Does there exist a uniform Monte-Carlo Approximation of certain function classes?

Question

Given a measurable and bounded function $f:X \to \mathbb{R}$ on a metric-measure space $(X, d, \mathcal{P})$, we can approximate $\int_\chi f$ in terms of $N$ iid samples $X_1, \ldots, X_N \sim \mathcal{P}^N$, i.e., for $\delta \in (0,1)$, with probability at least $1-\delta$, we have $$ |\frac{1}{N}\sum_{i=1}^N f(X_i) - \int_X f| \lesssim \frac{\|f\|_\infty \sqrt{\log(1/\delta)}}{\sqrt{N}} $$ by Hoeffdings.
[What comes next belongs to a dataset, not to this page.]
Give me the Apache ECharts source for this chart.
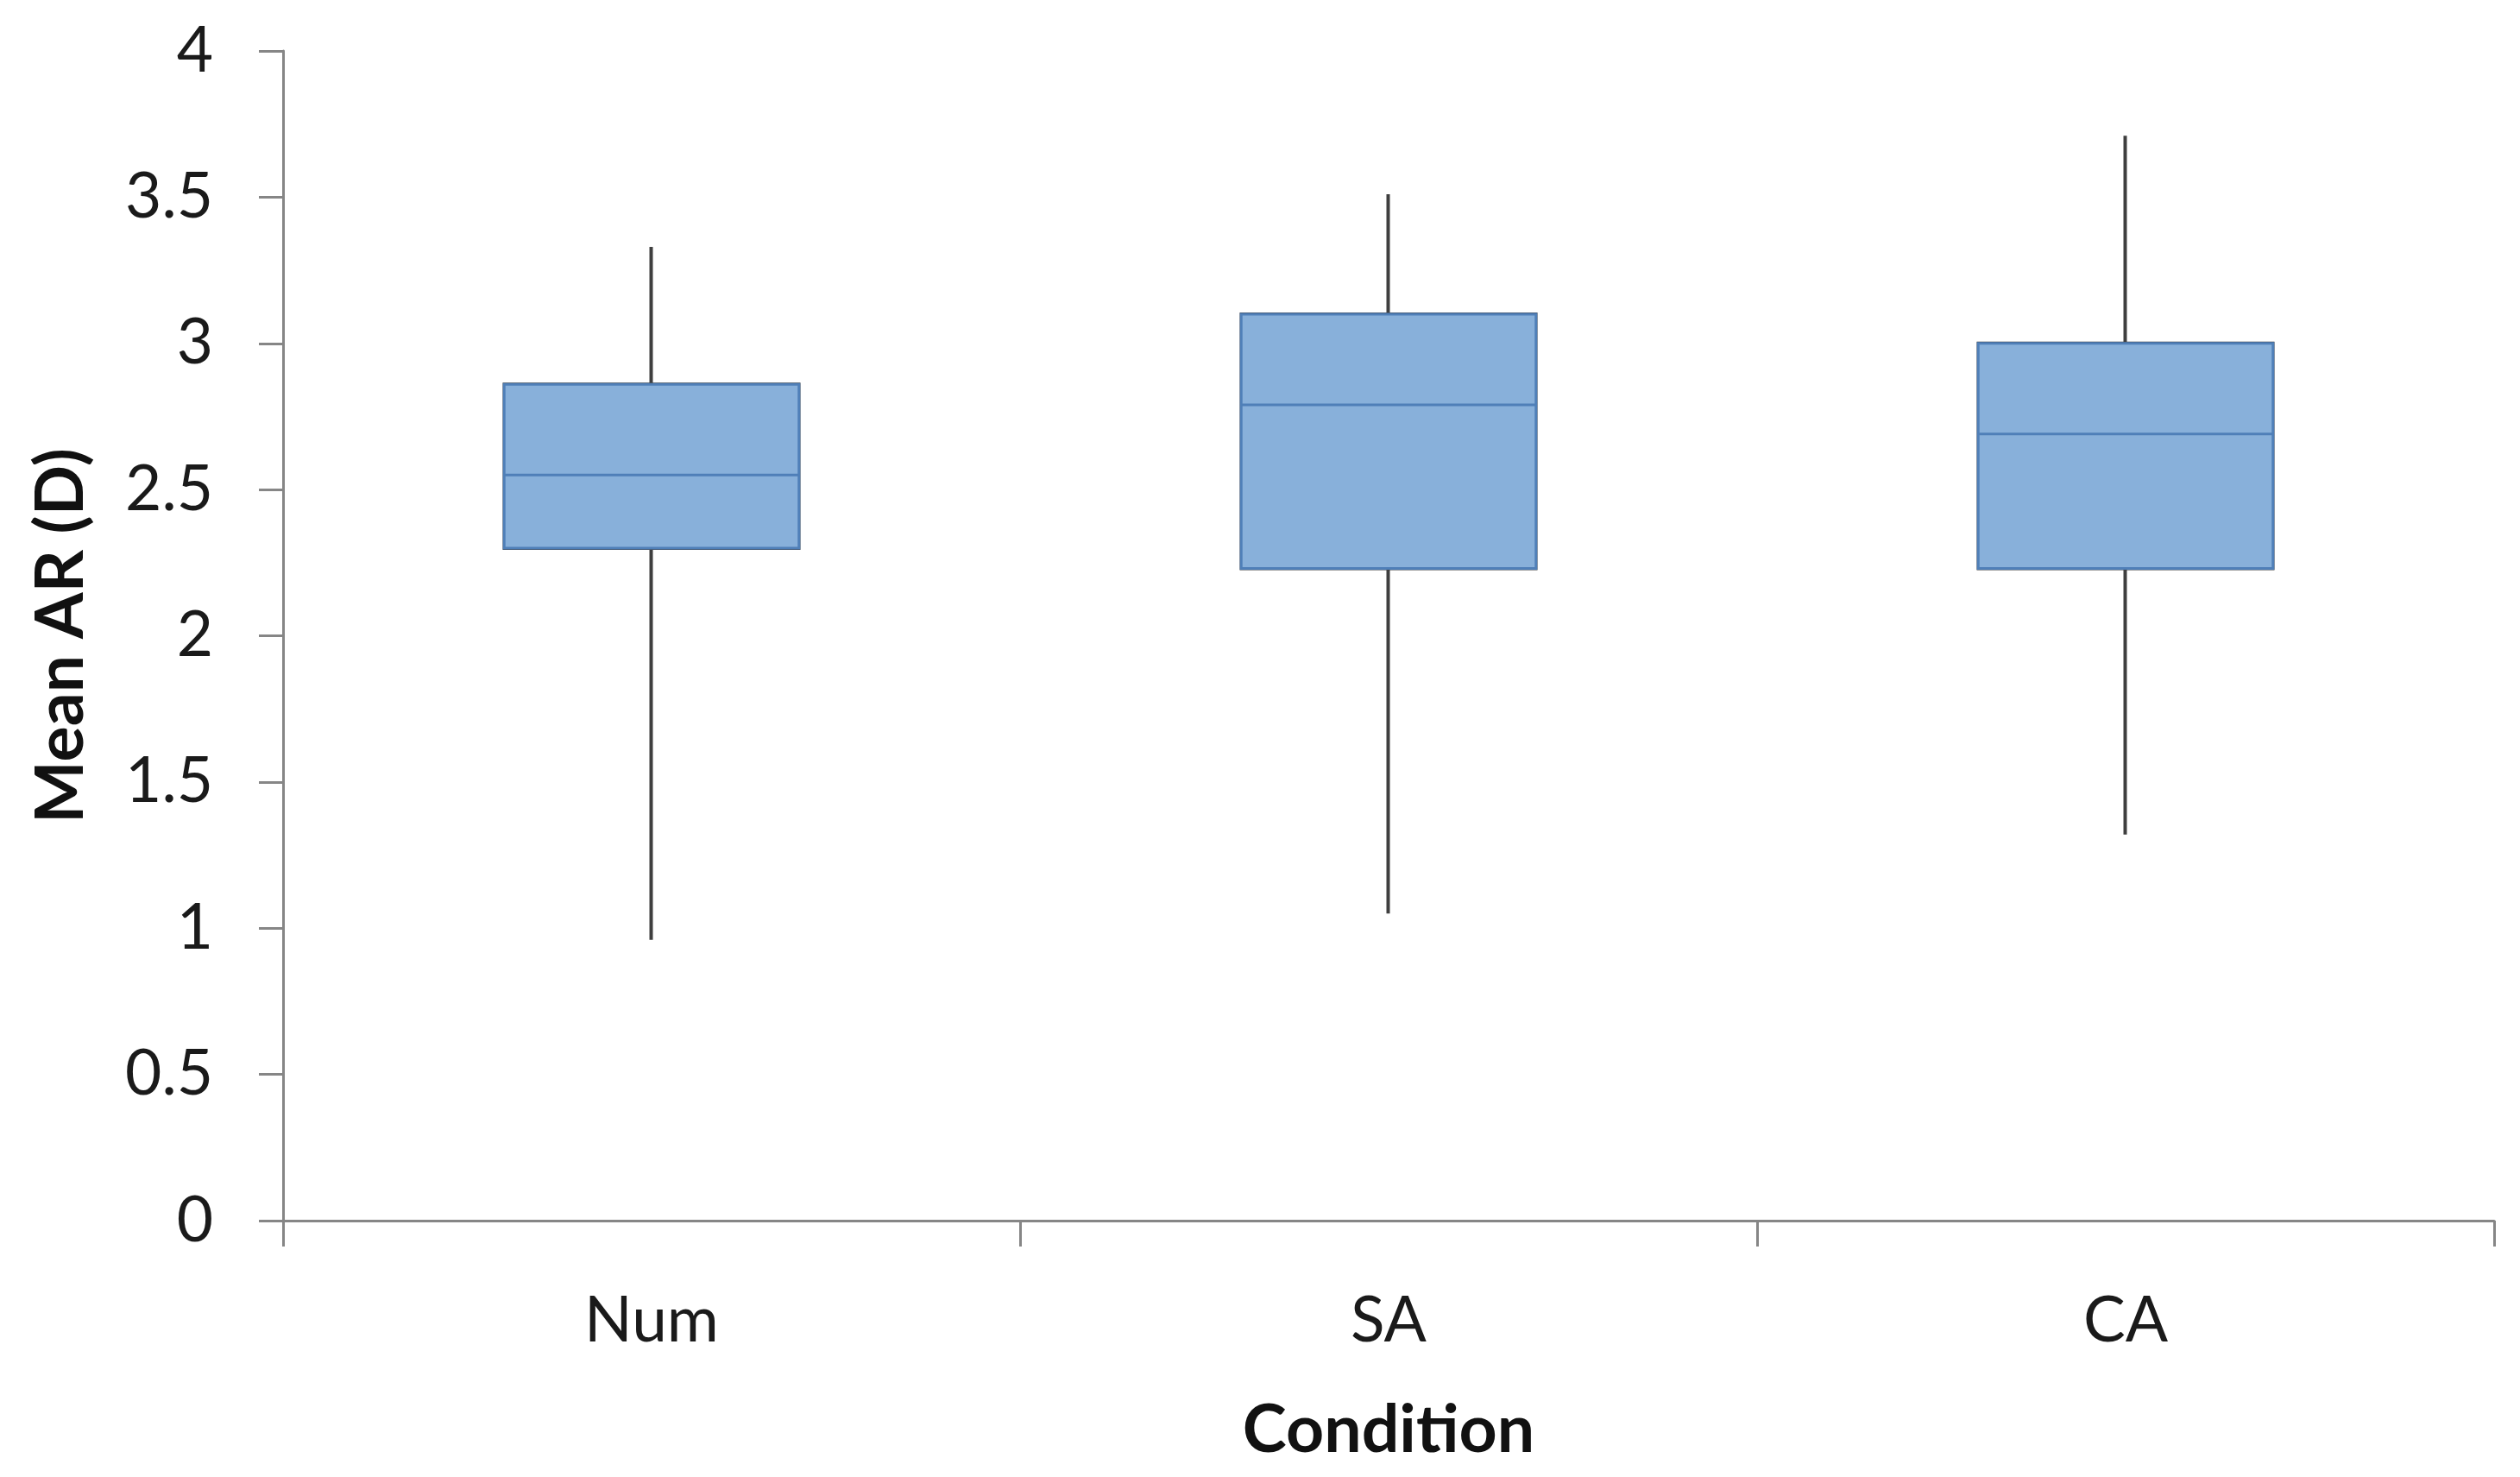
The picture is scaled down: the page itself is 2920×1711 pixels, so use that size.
<!DOCTYPE html>
<html>
<head>
<meta charset="utf-8">
<script src="https://cdn.jsdelivr.net/npm/echarts@6/dist/echarts.min.js"></script>
<style>
html,body{margin:0;padding:0;background:#fff;}
#chart{width:2920px;height:1711px;}
</style>
</head>
<body>
<div id="chart"></div>
<script>
const categories = ['Num', 'SA', 'CA'];
const minVals = [0.96, 1.05, 1.32];
const q1Vals = [2.30, 2.23, 2.23];
const medianVals = [2.55, 2.79, 2.69];
const q3Vals = [2.86, 3.10, 3.00];
const maxVals = [3.33, 3.51, 3.71];
const yTicks = { min: 0, max: 4, interval: 0.5 };
const xTitle = 'Condition';
const yTitle = 'Mean AR (D)';

const boxData = categories.map((c, i) => [minVals[i], q1Vals[i], medianVals[i], q3Vals[i], maxVals[i]]);
const whiskerData = categories.map((c, i) => [q1Vals[i], q3Vals[i], minVals[i], maxVals[i]]);

const FONT = 'Lato';
const chart = echarts.init(document.getElementById('chart'));
chart.setOption({
  animation: false,
  backgroundColor: '#ffffff',
  grid: { left: 328, right: 30, top: 59, bottom: 297, containLabel: false },
  xAxis: {
    type: 'category',
    data: categories,
    boundaryGap: true,
    name: xTitle,
    nameLocation: 'middle',
    nameGap: 205,
    nameTextStyle: { fontFamily: FONT, fontWeight: 'bold', fontSize: 77, color: '#111' },
    axisLine: { show: true, lineStyle: { color: '#868686', width: 3 } },
    axisTick: { show: true, length: 30, lineStyle: { color: '#868686', width: 3 } },
    axisLabel: { fontFamily: FONT, fontSize: 73, color: '#1a1a1a', margin: 80 },
    splitLine: { show: false }
  },
  yAxis: {
    type: 'value',
    min: yTicks.min,
    max: yTicks.max,
    interval: yTicks.interval,
    name: yTitle,
    nameLocation: 'middle',
    nameGap: 218,
    nameRotate: 90,
    nameTextStyle: { fontFamily: FONT, fontWeight: 'bold', fontSize: 77, color: '#111' },
    axisLine: { show: true, lineStyle: { color: '#868686', width: 3 } },
    axisTick: { show: true, length: 28, lineStyle: { color: '#868686', width: 3 } },
    axisLabel: { fontFamily: FONT, fontSize: 73, color: '#1a1a1a', margin: 81 },
    splitLine: { show: false }
  },
  series: [
    {
      type: 'candlestick',
      data: whiskerData,
      barWidth: '40%',
      itemStyle: {
        color: '#88b0da', color0: '#88b0da',
        borderColor: '#3f3f3f', borderColor0: '#3f3f3f',
        borderWidth: 4
      },
      z: 2
    },
    {
      type: 'boxplot',
      data: boxData.map(d => [d[1], d[1], d[2], d[3], d[3]]),
      boxWidth: ['40%', '40%'],
      itemStyle: { color: '#88b0da', borderColor: '#4f7fb8', borderWidth: 3 },
      z: 3
    }
  ]
});
</script>
</body>
</html>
Are there sufficient conditions on $X$ or $f$ under which this approximation is uniform in the samples, i.e., a result of the form: Given samples $X_1, \ldots, X_N \sim \mathcal{P}^N$ it holds for all sufficiently regular functions $g$, $$ |\frac{1}{N}\sum_{i=1}^N g(X_i) - \int_X g| \lesssim R\frac{\|g\|_\infty \sqrt{\log(1/\delta)}}{\sqrt{N}}, $$ where $R$ is a term depending on the regularity of the function class or $X$? If not, do there exists results with a worse rate of convergence?